Vers une société plus engagée : quelles alternatives et évolutions possibles ?
Les discussions autour de la taxe carbone reflètent un paysage en mouvement, fait de tiraillements mais aussi d’innovations. Plusieurs voies s’esquissent pour conjuguer ambition écologique, compétitivité et cohésion sociale.
Le mécanisme d’ajustement carbone aux frontières occupe désormais une place stratégique dans les débats européens. Il vise à soumettre les produits importés à une taxe proportionnelle à leur teneur en carbone, afin d’empêcher que la réduction des émissions ne se traduise par un simple déplacement de la pollution hors du continent, tout en protégeant les filières locales. Cette mesure, encore en phase d’ajustement, pousse les partenaires commerciaux à revoir leur politique climatique.

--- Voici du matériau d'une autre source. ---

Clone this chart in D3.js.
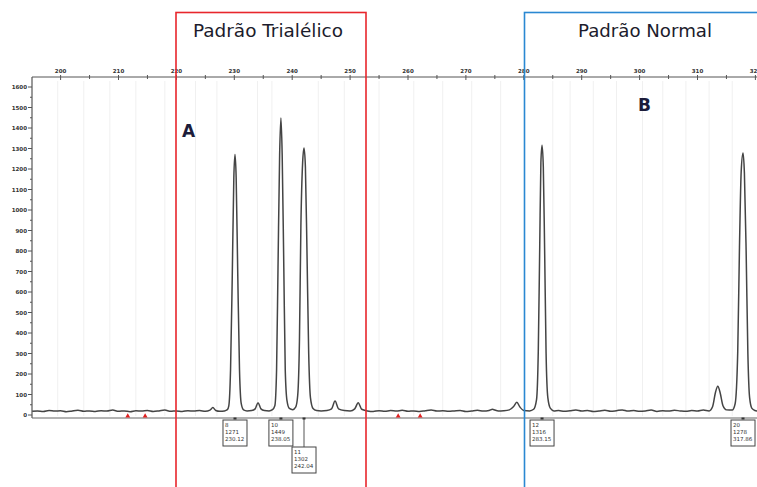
<!DOCTYPE html>
<html>
<head>
<meta charset="utf-8">
<script src="https://cdn.jsdelivr.net/npm/d3@7/dist/d3.min.js"></script>
<style>
  html, body { margin: 0; padding: 0; background: #fff; }
  svg { display: block; }
</style>
</head>
<body>
<svg id="chart" width="757" height="487"></svg>
<script>
// Electropherogram trace: fragment size (bp) and signal (RFU)
const traceSize = [195.1,196,197,198,199,200,201,202,203,204,205,206,207,208,209,210,211,212,213,214,215,216,217,218,219,220,221,222,223,224,225,225.8,226.3,226.8,227.5,228.3,228.8,
  229.05,229.35,229.65,229.92,230.12,230.32,230.6,230.9,231.2,231.6,
  232.2,233,233.6,234.1,234.6,235.2,236,236.6,237.0,
  237.3,237.55,237.83,238.05,238.27,238.55,238.8,239.1,239.5,240.1,240.6,240.95,
  241.25,241.5,241.8,242.04,242.28,242.55,242.85,243.15,243.6,244.2,245,246,246.8,247.4,248,249,250,250.8,251.4,252,253,254,255,256,257,258,259,260,261,262,263,264,265,266,267,268,269,270,271,272,273,274,274.6,275,275.6,276.5,277.5,278.2,278.8,279.3,280,281,281.7,282.2,
  282.5,282.75,282.95,283.15,283.37,283.6,283.85,284.15,284.6,285.2,286,287,288,289,290,291,292,293,294,295,296,297,298,299,300,301,302,303,304,305,306,307,308,309,310,311,312,312.6,313.1,313.5,313.9,314.4,315,316,316.5,
  316.95,317.25,317.55,317.86,318.1,318.4,318.7,319.0,319.4,319.9,320.3];
const traceRfu = [18,20,17,22,19,21,16,20,23,18,20,17,21,19,24,18,20,16,21,19,22,17,20,24,18,20,17,21,19,22,18,24,36,22,18,20,26,
  45,220,680,1160,1271,1160,680,220,55,25,
  20,22,30,60,30,22,20,26,45,
  220,720,1270,1449,1270,720,220,70,32,26,38,95,
  360,920,1230,1302,1210,800,300,85,32,22,20,22,30,68,30,22,20,30,60,28,20,17,21,18,22,19,23,18,20,17,21,24,19,21,18,20,22,17,20,23,19,22,28,24,20,21,25,40,62,40,22,20,28,75,
  310,820,1230,1316,1210,800,300,85,32,20,22,18,21,24,19,22,17,20,23,18,21,25,19,22,18,20,24,17,21,19,23,20,18,22,19,24,20,40,110,140,110,45,25,24,55,
  310,820,1190,1278,1180,800,300,85,32,22,20];

// Called peaks (allele, height, size)
const peakAllele = ["8", "10", "11", "12", "20"];
const peakHeight = [1271, 1449, 1302, 1316, 1278];
const peakSize = [230.12, 238.05, 242.04, 283.15, 317.86];
const peakDrop = [0, 0, 1, 0, 0];

// Off-scale / artefact markers on the baseline
const markerSize = [211.6, 214.6, 258.3, 262.1];

// Allele bin guides
const binSizes = [199.5, 204, 208.5, 213, 218, 223.3, 227, 234, 236.5, 244.5, 249, 255, 261, 266, 271, 276, 285, 288, 292, 296, 300.5, 304, 308, 312, 316];

// Axis ticks
const sizeTicks = d3.range(195, 321, 5);
const sizeLabels = ["200","210","220","230","240","250","260","270","280","290","300","310","320"];
const rfuTicks = d3.range(0, 1601, 50);
const rfuLabels = ["0","100","200","300","400","500","600","700","800","900","1000","1100","1200","1300","1400","1500","1600"];

// Panel headers
const panels = [
  { title: "Padrão Trialélico", letter: "A", from: 176, to: 366, color: "#e8262c" },
  { title: "Padrão Normal", letter: "B", from: 524.5, to: 790, color: "#2a88d2" }
];

const svg = d3.select("#chart");
const W = 757, H = 487;

const x = d3.scaleLinear().domain([200, 320]).range([60.6, 755.4]);
const y = d3.scaleLinear().domain([0, 1600]).range([415, 87]);
const plotLeft = 32, plotTop = 77, plotBottom = 418;

// bin guides
svg.append("g").selectAll("line").data(binSizes).join("line")
  .attr("x1", d => x(d)).attr("x2", d => x(d))
  .attr("y1", plotTop + 4).attr("y2", plotBottom - 2)
  .attr("stroke", "#f0f0f0").attr("stroke-width", 1);

// top size axis
const topAxis = svg.append("g");
topAxis.append("line").attr("x1", plotLeft).attr("x2", W).attr("y1", plotTop).attr("y2", plotTop)
  .attr("stroke", "#555").attr("stroke-width", 1);
topAxis.selectAll("line.t").data(sizeTicks.filter(d => x(d) > plotLeft && x(d) < W)).join("line")
  .attr("class", "t")
  .attr("x1", d => x(d)).attr("x2", d => x(d))
  .attr("y1", plotTop - 2).attr("y2", d => d % 10 === 0 ? plotTop + 3 : plotTop + 2)
  .attr("stroke", "#555").attr("stroke-width", 1);
topAxis.selectAll("text").data(sizeLabels).join("text")
  .attr("x", d => x(+d)).attr("y", plotTop - 4)
  .attr("text-anchor", "middle")
  .attr("font-family", "DejaVu Sans, sans-serif").attr("font-size", 5.5).attr("font-weight", "bold")
  .attr("fill", "#333").text(d => d);

// left RFU axis
const leftAxis = svg.append("g");
leftAxis.append("line").attr("x1", plotLeft).attr("x2", plotLeft).attr("y1", plotTop).attr("y2", plotBottom)
  .attr("stroke", "#555").attr("stroke-width", 1.2);
leftAxis.selectAll("line.t").data(rfuTicks).join("line")
  .attr("class", "t")
  .attr("x1", d => d % 100 === 0 ? plotLeft - 4 : plotLeft - 2).attr("x2", plotLeft)
  .attr("y1", d => y(d)).attr("y2", d => y(d))
  .attr("stroke", "#555").attr("stroke-width", 1);
leftAxis.selectAll("text").data(rfuLabels).join("text")
  .attr("x", plotLeft - 5).attr("y", d => y(+d) + 2)
  .attr("text-anchor", "end")
  .attr("font-family", "DejaVu Sans, sans-serif").attr("font-size", 5.5).attr("font-weight", "bold")
  .attr("fill", "#333").text(d => d);

// baseline rule
svg.append("line").attr("x1", plotLeft).attr("x2", W).attr("y1", plotBottom).attr("y2", plotBottom)
  .attr("stroke", "#666").attr("stroke-width", 1);

// trace
const trace = traceSize.map((s, i) => [s, traceRfu[i]]);
const line = d3.line().x(d => x(d[0])).y(d => y(d[1])).curve(d3.curveMonotoneX);
svg.append("path").datum(trace)
  .attr("d", line)
  .attr("fill", "none").attr("stroke", "#444").attr("stroke-width", 1.5)
  .attr("stroke-linejoin", "round");

// artefact markers
svg.append("g").selectAll("path").data(markerSize).join("path")
  .attr("d", d3.symbol().type(d3.symbolTriangle).size(10))
  .attr("transform", d => `translate(${x(d)},${plotBottom - 2})`)
  .attr("fill", "#e02020");

// peak label boxes
const boxes = svg.append("g");
peakSize.forEach((s, i) => {
  const px = x(s);
  const bx = px - 12, by = peakDrop[i] ? 447 : 420, bw = 24, bh = 26;
  if (peakDrop[i]) {
    boxes.append("line").attr("x1", px).attr("x2", px).attr("y1", plotBottom).attr("y2", by)
      .attr("stroke", "#555").attr("stroke-width", 1);
  }
  boxes.append("rect").attr("x", bx).attr("y", by).attr("width", bw).attr("height", bh)
    .attr("fill", "#fff").attr("stroke", "#444").attr("stroke-width", 1);
  boxes.append("rect").attr("x", px - 1.5).attr("y", plotBottom - 0.5).attr("width", 3).attr("height", 2)
    .attr("fill", "#333");
  const lines = [peakAllele[i], String(peakHeight[i]), peakSize[i].toFixed(2)];
  lines.forEach((t, j) => {
    boxes.append("text").attr("x", bx + 2).attr("y", by + 6.5 + j * 7)
      .attr("font-family", "DejaVu Sans, sans-serif").attr("font-size", 5.5)
      .attr("fill", "#333").text(t);
  });
});

// panel frames, titles and letters
panels.forEach((p, i) => {
  svg.append("rect").attr("x", p.from).attr("y", 12.5)
    .attr("width", p.to - p.from).attr("height", 500)
    .attr("fill", "none").attr("stroke", p.color).attr("stroke-width", 1.6);
  svg.append("text")
    .attr("x", i === 0 ? 268 : 645).attr("y", 37)
    .attr("text-anchor", "middle")
    .attr("font-family", "DejaVu Sans, sans-serif").attr("font-size", 17.5)
    .attr("textLength", i === 0 ? 150 : 134).attr("lengthAdjust", "spacingAndGlyphs")
    .attr("fill", "#1c1c2c").text(p.title);
});
svg.append("text").attr("x", 182).attr("y", 137)
  .attr("font-family", "DejaVu Sans, sans-serif").attr("font-size", 17).attr("font-weight", "bold")
  .attr("fill", "#1c1c3a").text(panels[0].letter);
svg.append("text").attr("x", 638).attr("y", 111)
  .attr("font-family", "DejaVu Sans, sans-serif").attr("font-size", 17).attr("font-weight", "bold")
  .attr("fill", "#1c1c3a").text(panels[1].letter);
</script>
</body>
</html>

Parallèlement, le marché du carbone et l’échange de quotas d’émission s’intensifient. Les entreprises concernées doivent choisir entre acheter des droits d’émettre sur le marché ou investir dans la réduction de leur propre empreinte. L’innovation devient alors indispensable. L’hydrogène bas carbone, le recours à l’électricité renouvelable, les efforts d’efficacité énergétique forment un trépied sur lequel s’appuie la transformation industrielle, alimentée aussi bien par des fonds publics que privés.
Quels leviers pour accompagner la mutation ?

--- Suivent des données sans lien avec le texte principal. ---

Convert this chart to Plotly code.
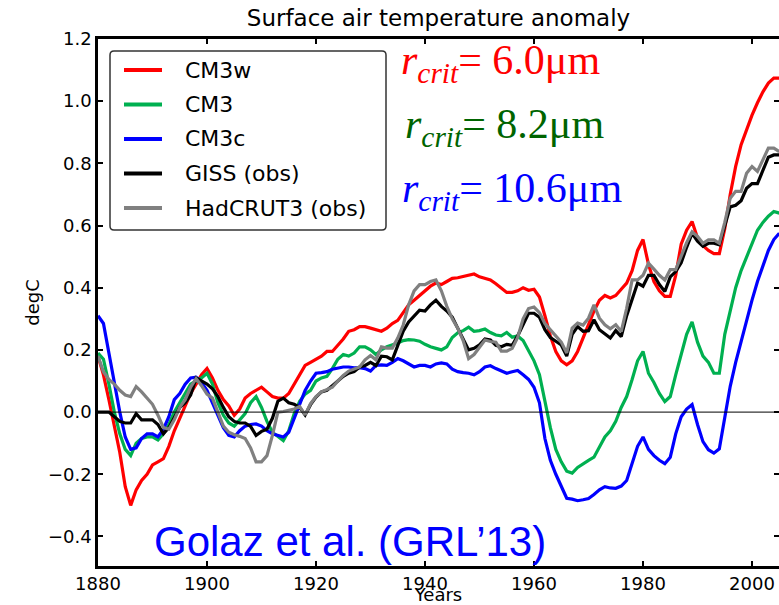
import plotly.graph_objects as go

# ---- data: annual surface air temperature anomaly (degC), 1880-2005 ----
years = list(range(1880, 2006))

cm3w = [
    0.18, 0.12, 0.04, -0.04, -0.13, -0.24, -0.30, -0.25, -0.22, -0.20,
    -0.17, -0.16, -0.15, -0.11, -0.06, -0.02, 0.02, 0.06, 0.09, 0.12,
    0.14, 0.11, 0.07, 0.04, 0.02, -0.01, 0.01, 0.045, 0.06, 0.07,
    0.08, 0.065, 0.05, 0.045, 0.045, 0.06, 0.09, 0.115, 0.15, 0.16,
    0.17, 0.18, 0.195, 0.195, 0.215, 0.235, 0.26, 0.265, 0.275, 0.275,
    0.27, 0.265, 0.26, 0.27, 0.285, 0.295, 0.32, 0.345, 0.36, 0.375,
    0.39, 0.405, 0.415, 0.41, 0.42, 0.43, 0.432, 0.436, 0.44, 0.444,
    0.435, 0.43, 0.425, 0.413, 0.40, 0.385, 0.385, 0.39, 0.40, 0.392,
    0.395, 0.37, 0.31, 0.245, 0.195, 0.165, 0.152, 0.165, 0.195, 0.24,
    0.285, 0.325, 0.36, 0.375, 0.367, 0.375, 0.395, 0.415, 0.455, 0.52,
    0.555, 0.475, 0.42, 0.39, 0.372, 0.372, 0.44, 0.54, 0.585, 0.613,
    0.56, 0.535, 0.52, 0.51, 0.51, 0.59, 0.70, 0.79, 0.86, 0.91,
    0.955, 0.995, 1.03, 1.058, 1.074, 1.074,
]

cm3 = [
    0.19, 0.17, 0.09, 0.0, -0.07, -0.12, -0.14, -0.10, -0.085, -0.08,
    -0.08, -0.09, -0.07, -0.04, 0.0, 0.03, 0.06, 0.09, 0.10, 0.11,
    0.125, 0.09, 0.03, -0.01, -0.035, -0.045, -0.025, -0.005, 0.03, 0.05,
    0.015, -0.03, -0.065, -0.08, -0.092, -0.06, -0.005, 0.035, 0.058, 0.07,
    0.10, 0.11, 0.115, 0.14, 0.17, 0.185, 0.18, 0.19, 0.21, 0.21,
    0.20, 0.185, 0.20, 0.21, 0.215, 0.222, 0.23, 0.233, 0.232, 0.228,
    0.218, 0.21, 0.205, 0.20, 0.21, 0.24, 0.255, 0.262, 0.273, 0.26,
    0.262, 0.267, 0.256, 0.248, 0.245, 0.256, 0.241, 0.245, 0.23, 0.195,
    0.165, 0.12, 0.03, -0.05, -0.12, -0.16, -0.19, -0.196, -0.178, -0.165,
    -0.155, -0.145, -0.11, -0.08, -0.06, -0.03, 0.015, 0.05, 0.105, 0.165,
    0.195, 0.125, 0.095, 0.06, 0.034, 0.05, 0.12, 0.19, 0.25, 0.29,
    0.225, 0.18, 0.16, 0.125, 0.125, 0.25, 0.33, 0.40, 0.455, 0.50,
    0.54, 0.585, 0.61, 0.63, 0.645, 0.64,
]

cm3c = [
    0.31, 0.285, 0.19, 0.09, 0.0, -0.08, -0.12, -0.115, -0.085, -0.07,
    -0.07, -0.08, -0.055, -0.015, 0.04, 0.06, 0.09, 0.11, 0.112, 0.095,
    0.07, 0.03, -0.01, -0.05, -0.075, -0.08, -0.06, -0.045, -0.04, -0.038,
    -0.045, -0.06, -0.07, -0.075, -0.08, -0.065, -0.02, 0.03, 0.07, 0.10,
    0.125, 0.127, 0.13, 0.138, 0.142, 0.145, 0.145, 0.142, 0.143, 0.14,
    0.132, 0.15, 0.152, 0.15, 0.16, 0.172, 0.165, 0.155, 0.145, 0.15,
    0.15, 0.145, 0.155, 0.158, 0.155, 0.138, 0.13, 0.127, 0.125, 0.12,
    0.13, 0.145, 0.149, 0.14, 0.132, 0.125, 0.13, 0.134, 0.12, 0.105,
    0.08, 0.03, -0.085, -0.155, -0.20, -0.24, -0.277, -0.28, -0.285, -0.282,
    -0.278, -0.265, -0.25, -0.24, -0.244, -0.245, -0.238, -0.22, -0.165, -0.11,
    -0.08, -0.12, -0.14, -0.155, -0.166, -0.145, -0.07, -0.015, 0.01, 0.024,
    -0.04, -0.095, -0.121, -0.132, -0.118, -0.02, 0.083, 0.16, 0.23, 0.30,
    0.36, 0.42, 0.47, 0.52, 0.555, 0.575,
]

giss = [
    0.0, 0.0, 0.0, -0.015, -0.03, -0.035, -0.035, -0.005, -0.025, -0.025,
    -0.025, -0.04, -0.07, -0.05, -0.015, 0.015, 0.03, 0.055, 0.11, 0.10,
    0.09, 0.075, 0.05, 0.015, -0.015, -0.03, -0.035, -0.035, -0.046, -0.075,
    -0.062, -0.055, -0.02, 0.035, 0.045, 0.03, 0.025, 0.015, -0.009, 0.024,
    0.048, 0.065, 0.07, 0.085, 0.10, 0.115, 0.125, 0.13, 0.145, 0.15,
    0.16, 0.15, 0.18, 0.178, 0.168, 0.215, 0.26, 0.29, 0.31, 0.328,
    0.325, 0.345, 0.36, 0.34, 0.325, 0.305, 0.27, 0.235, 0.20, 0.205,
    0.216, 0.235, 0.232, 0.215, 0.21, 0.218, 0.215, 0.245, 0.28, 0.318,
    0.318, 0.305, 0.265, 0.24, 0.228, 0.216, 0.18, 0.25, 0.275, 0.26,
    0.262, 0.297, 0.265, 0.25, 0.238, 0.262, 0.243, 0.31, 0.365, 0.415,
    0.405, 0.44, 0.44, 0.41, 0.388, 0.435, 0.452, 0.48, 0.53, 0.575,
    0.55, 0.533, 0.543, 0.543, 0.538, 0.597, 0.66, 0.665, 0.68, 0.72,
    0.735, 0.735, 0.78, 0.82, 0.827, 0.827,
]

hadcrut3 = [
    0.18, 0.13, 0.105, 0.09, 0.07, 0.055, 0.05, 0.082, 0.065, 0.045,
    0.025, -0.01, -0.05, -0.055, -0.025, 0.015, 0.04, 0.08, 0.108, 0.085,
    0.058, 0.045, 0.0, -0.045, -0.065, -0.073, -0.078, -0.085, -0.115, -0.16,
    -0.16, -0.14, -0.075, 0.0, 0.002, 0.005, 0.01, 0.018, -0.009, 0.027,
    0.05, 0.065, 0.072, 0.08, 0.10, 0.118, 0.132, 0.138, 0.145, 0.168,
    0.182, 0.168, 0.21, 0.206, 0.206, 0.238, 0.28, 0.345, 0.39, 0.41,
    0.41, 0.42, 0.425, 0.39, 0.34, 0.30, 0.27, 0.23, 0.172, 0.185,
    0.21, 0.232, 0.227, 0.225, 0.196, 0.196, 0.205, 0.24, 0.30, 0.333,
    0.338, 0.32, 0.285, 0.265, 0.245, 0.225, 0.19, 0.27, 0.286, 0.28,
    0.302, 0.345, 0.302, 0.281, 0.268, 0.281, 0.259, 0.334, 0.425, 0.425,
    0.44, 0.479, 0.46, 0.44, 0.425, 0.458, 0.458, 0.50, 0.545, 0.58,
    0.565, 0.543, 0.554, 0.554, 0.543, 0.61, 0.688, 0.71, 0.71, 0.768,
    0.79, 0.774, 0.811, 0.849, 0.849, 0.838,
]

series_names = ["CM3w", "CM3", "CM3c", "GISS (obs)", "HadCRUT3 (obs)"]
series_values = [cm3w, cm3, cm3c, giss, hadcrut3]
series_colors = ["#ff0000", "#00b050", "#0000ff", "#000000", "#808080"]

x_ticks = [1880, 1900, 1920, 1940, 1960, 1980, 2000]
y_ticks = [-0.4, -0.2, 0.0, 0.2, 0.4, 0.6, 0.8, 1.0, 1.2]
y_tick_labels = ["\u22120.4", "\u22120.2", "0.0", "0.2", "0.4", "0.6", "0.8", "1.0", "1.2"]

rcrit_values = ["6.0", "8.2", "10.6"]
rcrit_colors = ["#ff0000", "#006400", "#0000ff"]

# ---- figure geometry (pixels) ----
W, H = 779, 605
ML, MR, MT, MB = 98, 0, 39, 39
PW, PH = W - ML - MR, H - MT - MB
X_RANGE = [1880, 2004.95]
Y_RANGE = [-0.495, 1.2]


def fx(px):
    return (px - ML) / PW


def fy(py):
    return (H - MB - py) / PH


fig = go.Figure()

for name, vals, col in zip(series_names, series_values, series_colors):
    fig.add_trace(go.Scatter(
        x=years, y=vals, mode="lines", name=name,
        line=dict(color=col, width=3.2), showlegend=False, hoverinfo="skip",
    ))

# horizontal reference line at 0 (carries the right-hand tick axis)
fig.add_trace(go.Scatter(
    x=[X_RANGE[0], X_RANGE[1]], y=[0, 0], mode="lines", yaxis="y2",
    line=dict(color="black", width=1), showlegend=False, hoverinfo="skip",
))

tickfont = dict(family="DejaVu Sans", size=18, color="black")

fig.update_layout(
    width=W, height=H,
    margin=dict(l=ML, r=MR, t=MT, b=MB, pad=0),
    paper_bgcolor="white", plot_bgcolor="white",
    title=dict(
        text="Surface air temperature anomaly",
        font=dict(family="DejaVu Sans", size=23, color="black"),
        x=0.5, xref="paper", xanchor="center",
        y=1 - 18 / H, yref="container", yanchor="middle",
    ),
    xaxis=dict(
        range=X_RANGE, tickvals=x_ticks, ticktext=[str(v) for v in x_ticks],
        ticks="inside", ticklen=5, tickwidth=1.5, tickcolor="black",
        showline=True, linecolor="black", linewidth=2.5, mirror="ticks",
        showgrid=False, zeroline=False, tickfont=tickfont,
        ticklabelstandoff=0,
        title=dict(text="Years", font=tickfont, standoff=0),
        automargin=False,
    ),
    yaxis=dict(
        range=Y_RANGE, tickvals=y_ticks, ticktext=y_tick_labels,
        ticks="inside", ticklen=5, tickwidth=1.5, tickcolor="black",
        showline=True, linecolor="black", linewidth=2.5, mirror=False,
        showgrid=False, zeroline=False, tickfont=tickfont,
        ticklabelstandoff=0,
        title=dict(text="degC", font=tickfont, standoff=4),
        automargin=False,
    ),
    yaxis2=dict(
        range=Y_RANGE, tickvals=y_ticks, overlaying="y", side="right",
        ticks="inside", ticklen=5, tickwidth=1.5, tickcolor="black",
        showticklabels=False, showline=False, showgrid=False, zeroline=False,
        automargin=False,
    ),
)

# ---- legend box (rounded rectangle) ----
bx0, bx1, by0, by1, rad = 110, 386, 51, 230, 4
rx, ry = rad / PW, rad / PH
X0, X1, Y0, Y1 = fx(bx0), fx(bx1), fy(by1), fy(by0)
box_path = (
    f"M{X0 + rx},{Y0} L{X1 - rx},{Y0} Q{X1},{Y0} {X1},{Y0 + ry} "
    f"L{X1},{Y1 - ry} Q{X1},{Y1} {X1 - rx},{Y1} L{X0 + rx},{Y1} "
    f"Q{X0},{Y1} {X0},{Y1 - ry} L{X0},{Y0 + ry} Q{X0},{Y0} {X0 + rx},{Y0} Z"
)
fig.add_shape(type="path", path=box_path, xref="paper", yref="paper",
              line=dict(color="#333333", width=1.5), fillcolor="white", layer="above")

for i, (name, col) in enumerate(zip(series_names, series_colors)):
    yy = 70 + 34.5 * i
    fig.add_shape(type="line", xref="paper", yref="paper",
                  x0=fx(124), x1=fx(162), y0=fy(yy), y1=fy(yy),
                  line=dict(color=col, width=4), layer="above")
    fig.add_annotation(text=name, xref="paper", yref="paper",
                       x=fx(183), y=fy(yy), xanchor="left", yanchor="middle",
                       showarrow=False,
                       font=dict(family="DejaVu Sans", size=22, color="black"))

# ---- r_crit labels ----
rcrit_x = [399, 403, 400]
for i, (val, col) in enumerate(zip(rcrit_values, rcrit_colors)):
    yy = 63 + 64 * i
    fig.add_annotation(
        text=f"<i>r</i><sub><i>crit</i></sub>= {val}\u03bcm",
        xref="paper", yref="paper", x=fx(rcrit_x[i]), y=fy(yy),
        xanchor="left", yanchor="middle", showarrow=False,
        font=dict(family="Liberation Serif", size=42, color=col),
    )

fig.add_annotation(
    text="Golaz et al. (GRL\u201913)", xref="paper", yref="paper",
    x=fx(152), y=fy(541), xanchor="left", yanchor="middle", showarrow=False,
    font=dict(family="Liberation Sans", size=42, color="#0000ff"),
)

fig.write_html("out.html")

Pour soutenir efficacement cette transformation, plusieurs axes d’action se dessinent :
- Accélérer le soutien à l’innovation et à l’émergence de filières vertes.
- Concevoir des politiques de compensation sur mesure pour les ménages et secteurs les plus exposés.
- Garantir la transparence quant à l’utilisation des recettes tirées de la taxe.
Le bouleversement engagé ne se fera pas sans une révision profonde des règles internationales. L’enjeu ? Réussir à combiner régulation locale et ambition globale, et faire de la France et de l’Europe des acteurs de premier plan dans la course à l’économie bas carbone. Reste à savoir si la société osera franchir le cap, ou si la taxe carbone restera un symbole disputé sur l’échiquier politique et social.